-- Start of Data rows --

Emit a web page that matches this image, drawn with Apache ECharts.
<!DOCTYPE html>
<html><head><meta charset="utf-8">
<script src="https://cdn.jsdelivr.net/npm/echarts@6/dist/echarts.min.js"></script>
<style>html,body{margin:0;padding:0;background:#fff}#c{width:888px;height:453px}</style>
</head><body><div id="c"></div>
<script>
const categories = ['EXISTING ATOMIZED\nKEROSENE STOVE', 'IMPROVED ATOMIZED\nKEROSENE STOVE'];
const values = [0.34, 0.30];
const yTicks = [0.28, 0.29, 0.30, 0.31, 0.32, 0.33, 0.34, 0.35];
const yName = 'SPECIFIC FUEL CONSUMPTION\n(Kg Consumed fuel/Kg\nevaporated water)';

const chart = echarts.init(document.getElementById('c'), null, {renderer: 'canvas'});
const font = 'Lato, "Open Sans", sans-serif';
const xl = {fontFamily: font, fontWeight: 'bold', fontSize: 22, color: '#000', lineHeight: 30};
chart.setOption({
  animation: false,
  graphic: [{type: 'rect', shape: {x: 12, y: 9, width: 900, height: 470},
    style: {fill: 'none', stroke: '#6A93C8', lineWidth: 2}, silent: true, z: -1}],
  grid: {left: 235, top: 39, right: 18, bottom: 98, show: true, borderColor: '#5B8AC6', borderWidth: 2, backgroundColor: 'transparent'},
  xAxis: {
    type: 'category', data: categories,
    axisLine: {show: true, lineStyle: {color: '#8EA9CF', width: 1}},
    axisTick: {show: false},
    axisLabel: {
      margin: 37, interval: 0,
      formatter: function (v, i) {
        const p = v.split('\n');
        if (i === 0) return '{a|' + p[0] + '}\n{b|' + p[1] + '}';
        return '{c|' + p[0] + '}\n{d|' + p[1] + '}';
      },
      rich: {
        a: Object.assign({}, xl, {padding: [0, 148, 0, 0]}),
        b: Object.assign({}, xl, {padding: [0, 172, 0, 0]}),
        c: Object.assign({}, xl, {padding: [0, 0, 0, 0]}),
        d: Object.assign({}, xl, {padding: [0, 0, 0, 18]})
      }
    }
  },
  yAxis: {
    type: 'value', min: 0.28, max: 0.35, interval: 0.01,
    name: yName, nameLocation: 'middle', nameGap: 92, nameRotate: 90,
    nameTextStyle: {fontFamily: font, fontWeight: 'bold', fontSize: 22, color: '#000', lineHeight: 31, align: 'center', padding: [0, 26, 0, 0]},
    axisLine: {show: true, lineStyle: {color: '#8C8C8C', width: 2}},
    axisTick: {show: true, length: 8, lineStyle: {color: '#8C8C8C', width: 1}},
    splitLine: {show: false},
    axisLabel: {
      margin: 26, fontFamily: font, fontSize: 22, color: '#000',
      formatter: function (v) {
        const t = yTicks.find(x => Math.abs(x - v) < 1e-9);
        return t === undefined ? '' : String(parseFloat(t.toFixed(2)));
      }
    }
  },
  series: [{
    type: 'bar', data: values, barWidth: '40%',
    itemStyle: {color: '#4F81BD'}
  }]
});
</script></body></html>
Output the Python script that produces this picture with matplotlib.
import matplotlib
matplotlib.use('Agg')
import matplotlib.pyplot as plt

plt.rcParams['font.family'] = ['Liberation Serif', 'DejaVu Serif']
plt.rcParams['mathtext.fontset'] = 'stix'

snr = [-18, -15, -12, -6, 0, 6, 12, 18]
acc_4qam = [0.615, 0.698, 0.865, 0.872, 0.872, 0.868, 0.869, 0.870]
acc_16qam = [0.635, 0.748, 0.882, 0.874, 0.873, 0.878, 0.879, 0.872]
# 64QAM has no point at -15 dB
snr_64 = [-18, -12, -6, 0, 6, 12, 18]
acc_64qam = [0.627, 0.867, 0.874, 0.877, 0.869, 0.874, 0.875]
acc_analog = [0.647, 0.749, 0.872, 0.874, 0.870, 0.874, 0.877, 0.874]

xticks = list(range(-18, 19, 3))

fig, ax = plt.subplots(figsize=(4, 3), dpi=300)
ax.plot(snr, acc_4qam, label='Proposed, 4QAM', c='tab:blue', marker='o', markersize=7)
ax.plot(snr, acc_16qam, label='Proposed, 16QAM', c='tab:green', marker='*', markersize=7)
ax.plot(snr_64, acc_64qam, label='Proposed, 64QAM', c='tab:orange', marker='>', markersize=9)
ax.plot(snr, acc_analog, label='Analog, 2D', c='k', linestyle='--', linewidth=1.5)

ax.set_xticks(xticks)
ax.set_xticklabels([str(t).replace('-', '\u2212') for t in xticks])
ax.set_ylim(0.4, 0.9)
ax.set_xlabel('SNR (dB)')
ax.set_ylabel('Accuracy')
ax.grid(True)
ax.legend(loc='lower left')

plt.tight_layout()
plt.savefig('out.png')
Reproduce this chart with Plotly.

-- End of Data rows --

Each line of the listing should be copied exactly.

## Exercise output:
Emit a web page that matches this image, drawn with Apache ECharts.
<!DOCTYPE html>
<html><head><meta charset="utf-8">
<script src="https://cdn.jsdelivr.net/npm/echarts@6/dist/echarts.min.js"></script>
<style>html,body{margin:0;padding:0;background:#fff}#c{width:888px;height:453px}</style>
</head><body><div id="c"></div>
<script>
const categories = ['EXISTING ATOMIZED\nKEROSENE STOVE', 'IMPROVED ATOMIZED\nKEROSENE STOVE'];
const values = [0.34, 0.30];
const yTicks = [0.28, 0.29, 0.30, 0.31, 0.32, 0.33, 0.34, 0.35];
const yName = 'SPECIFIC FUEL CONSUMPTION\n(Kg Consumed fuel/Kg\nevaporated water)';

const chart = echarts.init(document.getElementById('c'), null, {renderer: 'canvas'});
const font = 'Lato, "Open Sans", sans-serif';
const xl = {fontFamily: font, fontWeight: 'bold', fontSize: 22, color: '#000', lineHeight: 30};
chart.setOption({
  animation: false,
  graphic: [{type: 'rect', shape: {x: 12, y: 9, width: 900, height: 470},
    style: {fill: 'none', stroke: '#6A93C8', lineWidth: 2}, silent: true, z: -1}],
  grid: {left: 235, top: 39, right: 18, bottom: 98, show: true, borderColor: '#5B8AC6', borderWidth: 2, backgroundColor: 'transparent'},
  xAxis: {
    type: 'category', data: categories,
    axisLine: {show: true, lineStyle: {color: '#8EA9CF', width: 1}},
    axisTick: {show: false},
    axisLabel: {
      margin: 37, interval: 0,
      formatter: function (v, i) {
        const p = v.split('\n');
        if (i === 0) return '{a|' + p[0] + '}\n{b|' + p[1] + '}';
        return '{c|' + p[0] + '}\n{d|' + p[1] + '}';
      },
      rich: {
        a: Object.assign({}, xl, {padding: [0, 148, 0, 0]}),
        b: Object.assign({}, xl, {padding: [0, 172, 0, 0]}),
        c: Object.assign({}, xl, {padding: [0, 0, 0, 0]}),
        d: Object.assign({}, xl, {padding: [0, 0, 0, 18]})
      }
    }
  },
  yAxis: {
    type: 'value', min: 0.28, max: 0.35, interval: 0.01,
    name: yName, nameLocation: 'middle', nameGap: 92, nameRotate: 90,
    nameTextStyle: {fontFamily: font, fontWeight: 'bold', fontSize: 22, color: '#000', lineHeight: 31, align: 'center', padding: [0, 26, 0, 0]},
    axisLine: {show: true, lineStyle: {color: '#8C8C8C', width: 2}},
    axisTick: {show: true, length: 8, lineStyle: {color: '#8C8C8C', width: 1}},
    splitLine: {show: false},
    axisLabel: {
      margin: 26, fontFamily: font, fontSize: 22, color: '#000',
      formatter: function (v) {
        const t = yTicks.find(x => Math.abs(x - v) < 1e-9);
        return t === undefined ? '' : String(parseFloat(t.toFixed(2)));
      }
    }
  },
  series: [{
    type: 'bar', data: values, barWidth: '40%',
    itemStyle: {color: '#4F81BD'}
  }]
});
</script></body></html>
Output the Python script that produces this picture with matplotlib.
import matplotlib
matplotlib.use('Agg')
import matplotlib.pyplot as plt

plt.rcParams['font.family'] = ['Liberation Serif', 'DejaVu Serif']
plt.rcParams['mathtext.fontset'] = 'stix'

snr = [-18, -15, -12, -6, 0, 6, 12, 18]
acc_4qam = [0.615, 0.698, 0.865, 0.872, 0.872, 0.868, 0.869, 0.870]
acc_16qam = [0.635, 0.748, 0.882, 0.874, 0.873, 0.878, 0.879, 0.872]
# 64QAM has no point at -15 dB
snr_64 = [-18, -12, -6, 0, 6, 12, 18]
acc_64qam = [0.627, 0.867, 0.874, 0.877, 0.869, 0.874, 0.875]
acc_analog = [0.647, 0.749, 0.872, 0.874, 0.870, 0.874, 0.877, 0.874]

xticks = list(range(-18, 19, 3))

fig, ax = plt.subplots(figsize=(4, 3), dpi=300)
ax.plot(snr, acc_4qam, label='Proposed, 4QAM', c='tab:blue', marker='o', markersize=7)
ax.plot(snr, acc_16qam, label='Proposed, 16QAM', c='tab:green', marker='*', markersize=7)
ax.plot(snr_64, acc_64qam, label='Proposed, 64QAM', c='tab:orange', marker='>', markersize=9)
ax.plot(snr, acc_analog, label='Analog, 2D', c='k', linestyle='--', linewidth=1.5)

ax.set_xticks(xticks)
ax.set_xticklabels([str(t).replace('-', '\u2212') for t in xticks])
ax.set_ylim(0.4, 0.9)
ax.set_xlabel('SNR (dB)')
ax.set_ylabel('Accuracy')
ax.grid(True)
ax.legend(loc='lower left')

plt.tight_layout()
plt.savefig('out.png')
Reproduce this chart with Plotly.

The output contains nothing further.